Direction:
Images are not part of the copy; write out the rest of the data exactly as given.

Dataset content:
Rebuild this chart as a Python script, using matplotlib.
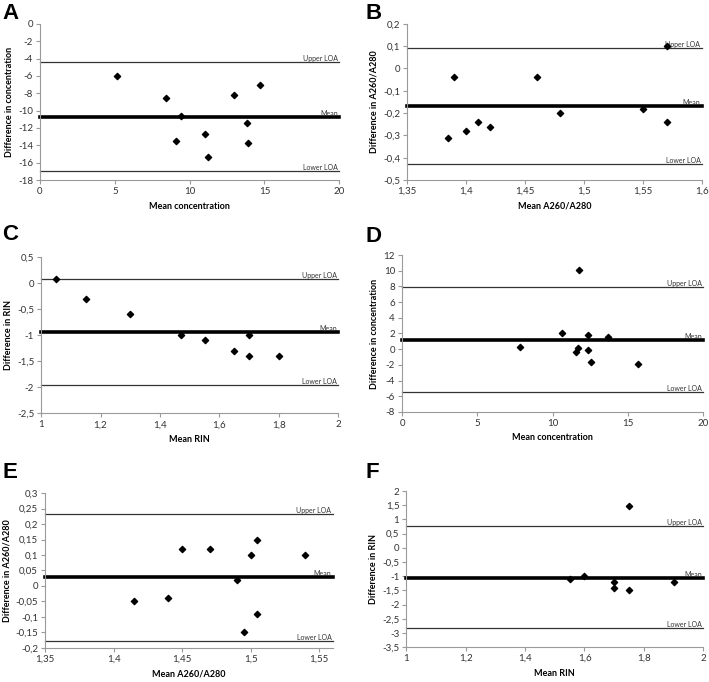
import numpy as np
import matplotlib
matplotlib.use('Agg')
import matplotlib.pyplot as plt
from matplotlib.ticker import FuncFormatter, MultipleLocator

plt.rcParams['font.family'] = ['Lato', 'DejaVu Sans']

# panel A
a_x = [5.15, 8.4, 9.4, 9.07, 11.06, 11.2, 12.96, 14.7, 13.83, 13.9]
a_y = [-6.0, -8.6, -10.6, -13.5, -12.7, -15.4, -8.2, -7.05, -11.4, -13.75]
a_lines = [-4.4, -10.7, -16.9]

# panel B
b_x = [1.385, 1.39, 1.40, 1.41, 1.42, 1.46, 1.48, 1.55, 1.57, 1.57]
b_y = [-0.31, -0.04, -0.28, -0.24, -0.26, -0.04, -0.20, -0.18, -0.24, 0.10]
b_lines = [0.09, -0.167, -0.43]

# panel C
c_x = [1.05, 1.15, 1.30, 1.47, 1.55, 1.65, 1.70, 1.70, 1.80]
c_y = [0.08, -0.3, -0.6, -1.0, -1.1, -1.3, -1.0, -1.4, -1.4]
c_lines = [0.07, -0.93, -1.95]

# panel D
d_x = [7.85, 10.6, 11.73, 11.56, 11.7, 12.37, 12.35, 12.55, 13.7, 15.67]
d_y = [0.3, 2.0, 10.1, -0.4, 0.1, 1.8, -0.1, -1.65, 1.6, -1.95]
d_lines = [7.9, 1.23, -5.45]

# panel E
e_x = [1.415, 1.44, 1.45, 1.47, 1.49, 1.495, 1.50, 1.505, 1.505, 1.54]
e_y = [-0.05, -0.04, 0.12, 0.12, 0.02, -0.15, 0.10, 0.15, -0.09, 0.10]
e_lines = [0.234, 0.028, -0.178]

# panel F
f_x = [1.55, 1.60, 1.70, 1.70, 1.75, 1.75, 1.90]
f_y = [-1.1, -1.0, -1.2, -1.4, 1.47, -1.5, -1.2]
f_lines = [0.76, -1.05, -2.82]

line_names = ['Upper LOA', 'Mean', 'Lower LOA']

panels = [
    ('A', a_x, a_y, a_lines, (0, 20), 5, (-18, 0), 2,
     'Mean concentration', 'Difference in concentration'),
    ('B', b_x, b_y, b_lines, (1.35, 1.6), 0.05, (-0.5, 0.2), 0.1,
     'Mean A260/A280', 'Difference in A260/A280'),
    ('C', c_x, c_y, c_lines, (1, 2), 0.2, (-2.5, 0.5), 0.5,
     'Mean RIN', 'Difference in RIN'),
    ('D', d_x, d_y, d_lines, (0, 20), 5, (-8, 12), 2,
     'Mean concentration', 'Difference in concentration'),
    ('E', e_x, e_y, e_lines, (1.35, 1.56), 0.05, (-0.2, 0.3), 0.05,
     'Mean A260/A280', 'Difference in A260/A280'),
    ('F', f_x, f_y, f_lines, (1, 2), 0.2, (-3.5, 2), 0.5,
     'Mean RIN', 'Difference in RIN'),
]

# axes rectangles in figure fractions
rects = [
    [0.0564, 0.736, 0.422, 0.229],
    [0.574, 0.736, 0.416, 0.229],
    [0.058, 0.394, 0.419, 0.229],
    [0.567, 0.396, 0.425, 0.230],
    [0.0635, 0.050, 0.406, 0.227],
    [0.573, 0.051, 0.419, 0.229],
]
letter_pos = [(0.004, 0.996), (0.515, 0.996), (0.003, 0.672), (0.516, 0.668),
              (0.003, 0.322), (0.516, 0.322)]


def comma(v, pos):
    s = '%g' % round(v, 4)
    if s == '-0':
        s = '0'
    return s.replace('.', ',')


fig = plt.figure(figsize=(7.09, 6.82), dpi=100)

for (letter, xs, ys, lines, xlim, xstep, ylim, ystep, xl, yl), r, lp in zip(panels, rects, letter_pos):
    ax = fig.add_axes(r)
    ax.set_xlim(*xlim)
    ax.set_ylim(*ylim)
    ax.xaxis.set_major_locator(MultipleLocator(xstep))
    ax.yaxis.set_major_locator(MultipleLocator(ystep))
    ax.xaxis.set_major_formatter(FuncFormatter(comma))
    ax.yaxis.set_major_formatter(FuncFormatter(comma))
    for s in ['top', 'right']:
        ax.spines[s].set_visible(False)
    for s in ['left', 'bottom']:
        ax.spines[s].set_color('#9a9a9a')
        ax.spines[s].set_linewidth(0.8)
    ax.tick_params(colors='#9a9a9a', labelcolor='#333333', labelsize=7,
                   length=3, width=0.8, direction='out', pad=2)

    for i, (yv, name) in enumerate(zip(lines, line_names)):
        lw = 2.6 if name == 'Mean' else 0.9
        col = 'black' if name == 'Mean' else '#333333'
        ax.axhline(yv, color=col, lw=lw, clip_on=False)
        ax.text(0.995, yv, name, transform=ax.get_yaxis_transform(),
                ha='right', va='bottom', fontsize=5, color='#333333')

    ax.scatter(xs, ys, marker='D', s=10, color='black', zorder=3, clip_on=False)
    ax.set_xlabel(xl, fontsize=6.5, fontweight='bold', labelpad=4)
    ax.set_ylabel(yl, fontsize=6.5, fontweight='bold', labelpad=3)

    fig.text(lp[0], lp[1], letter, fontsize=16, fontweight='bold',
             family='Liberation Sans', ha='left', va='top')

fig.savefig('out.png', dpi=100)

Exercise solution:
Rebuild this chart as a Python script, using matplotlib.
import numpy as np
import matplotlib
matplotlib.use('Agg')
import matplotlib.pyplot as plt
from matplotlib.ticker import FuncFormatter, MultipleLocator

plt.rcParams['font.family'] = ['Lato', 'DejaVu Sans']

# panel A
a_x = [5.15, 8.4, 9.4, 9.07, 11.06, 11.2, 12.96, 14.7, 13.83, 13.9]
a_y = [-6.0, -8.6, -10.6, -13.5, -12.7, -15.4, -8.2, -7.05, -11.4, -13.75]
a_lines = [-4.4, -10.7, -16.9]

# panel B
b_x = [1.385, 1.39, 1.40, 1.41, 1.42, 1.46, 1.48, 1.55, 1.57, 1.57]
b_y = [-0.31, -0.04, -0.28, -0.24, -0.26, -0.04, -0.20, -0.18, -0.24, 0.10]
b_lines = [0.09, -0.167, -0.43]

# panel C
c_x = [1.05, 1.15, 1.30, 1.47, 1.55, 1.65, 1.70, 1.70, 1.80]
c_y = [0.08, -0.3, -0.6, -1.0, -1.1, -1.3, -1.0, -1.4, -1.4]
c_lines = [0.07, -0.93, -1.95]

# panel D
d_x = [7.85, 10.6, 11.73, 11.56, 11.7, 12.37, 12.35, 12.55, 13.7, 15.67]
d_y = [0.3, 2.0, 10.1, -0.4, 0.1, 1.8, -0.1, -1.65, 1.6, -1.95]
d_lines = [7.9, 1.23, -5.45]

# panel E
e_x = [1.415, 1.44, 1.45, 1.47, 1.49, 1.495, 1.50, 1.505, 1.505, 1.54]
e_y = [-0.05, -0.04, 0.12, 0.12, 0.02, -0.15, 0.10, 0.15, -0.09, 0.10]
e_lines = [0.234, 0.028, -0.178]

# panel F
f_x = [1.55, 1.60, 1.70, 1.70, 1.75, 1.75, 1.90]
f_y = [-1.1, -1.0, -1.2, -1.4, 1.47, -1.5, -1.2]
f_lines = [0.76, -1.05, -2.82]

line_names = ['Upper LOA', 'Mean', 'Lower LOA']

panels = [
    ('A', a_x, a_y, a_lines, (0, 20), 5, (-18, 0), 2,
     'Mean concentration', 'Difference in concentration'),
    ('B', b_x, b_y, b_lines, (1.35, 1.6), 0.05, (-0.5, 0.2), 0.1,
     'Mean A260/A280', 'Difference in A260/A280'),
    ('C', c_x, c_y, c_lines, (1, 2), 0.2, (-2.5, 0.5), 0.5,
     'Mean RIN', 'Difference in RIN'),
    ('D', d_x, d_y, d_lines, (0, 20), 5, (-8, 12), 2,
     'Mean concentration', 'Difference in concentration'),
    ('E', e_x, e_y, e_lines, (1.35, 1.56), 0.05, (-0.2, 0.3), 0.05,
     'Mean A260/A280', 'Difference in A260/A280'),
    ('F', f_x, f_y, f_lines, (1, 2), 0.2, (-3.5, 2), 0.5,
     'Mean RIN', 'Difference in RIN'),
]

# axes rectangles in figure fractions
rects = [
    [0.0564, 0.736, 0.422, 0.229],
    [0.574, 0.736, 0.416, 0.229],
    [0.058, 0.394, 0.419, 0.229],
    [0.567, 0.396, 0.425, 0.230],
    [0.0635, 0.050, 0.406, 0.227],
    [0.573, 0.051, 0.419, 0.229],
]
letter_pos = [(0.004, 0.996), (0.515, 0.996), (0.003, 0.672), (0.516, 0.668),
              (0.003, 0.322), (0.516, 0.322)]


def comma(v, pos):
    s = '%g' % round(v, 4)
    if s == '-0':
        s = '0'
    return s.replace('.', ',')


fig = plt.figure(figsize=(7.09, 6.82), dpi=100)

for (letter, xs, ys, lines, xlim, xstep, ylim, ystep, xl, yl), r, lp in zip(panels, rects, letter_pos):
    ax = fig.add_axes(r)
    ax.set_xlim(*xlim)
    ax.set_ylim(*ylim)
    ax.xaxis.set_major_locator(MultipleLocator(xstep))
    ax.yaxis.set_major_locator(MultipleLocator(ystep))
    ax.xaxis.set_major_formatter(FuncFormatter(comma))
    ax.yaxis.set_major_formatter(FuncFormatter(comma))
    for s in ['top', 'right']:
        ax.spines[s].set_visible(False)
    for s in ['left', 'bottom']:
        ax.spines[s].set_color('#9a9a9a')
        ax.spines[s].set_linewidth(0.8)
    ax.tick_params(colors='#9a9a9a', labelcolor='#333333', labelsize=7,
                   length=3, width=0.8, direction='out', pad=2)

    for i, (yv, name) in enumerate(zip(lines, line_names)):
        lw = 2.6 if name == 'Mean' else 0.9
        col = 'black' if name == 'Mean' else '#333333'
        ax.axhline(yv, color=col, lw=lw, clip_on=False)
        ax.text(0.995, yv, name, transform=ax.get_yaxis_transform(),
                ha='right', va='bottom', fontsize=5, color='#333333')

    ax.scatter(xs, ys, marker='D', s=10, color='black', zorder=3, clip_on=False)
    ax.set_xlabel(xl, fontsize=6.5, fontweight='bold', labelpad=4)
    ax.set_ylabel(yl, fontsize=6.5, fontweight='bold', labelpad=3)

    fig.text(lp[0], lp[1], letter, fontsize=16, fontweight='bold',
             family='Liberation Sans', ha='left', va='top')

fig.savefig('out.png', dpi=100)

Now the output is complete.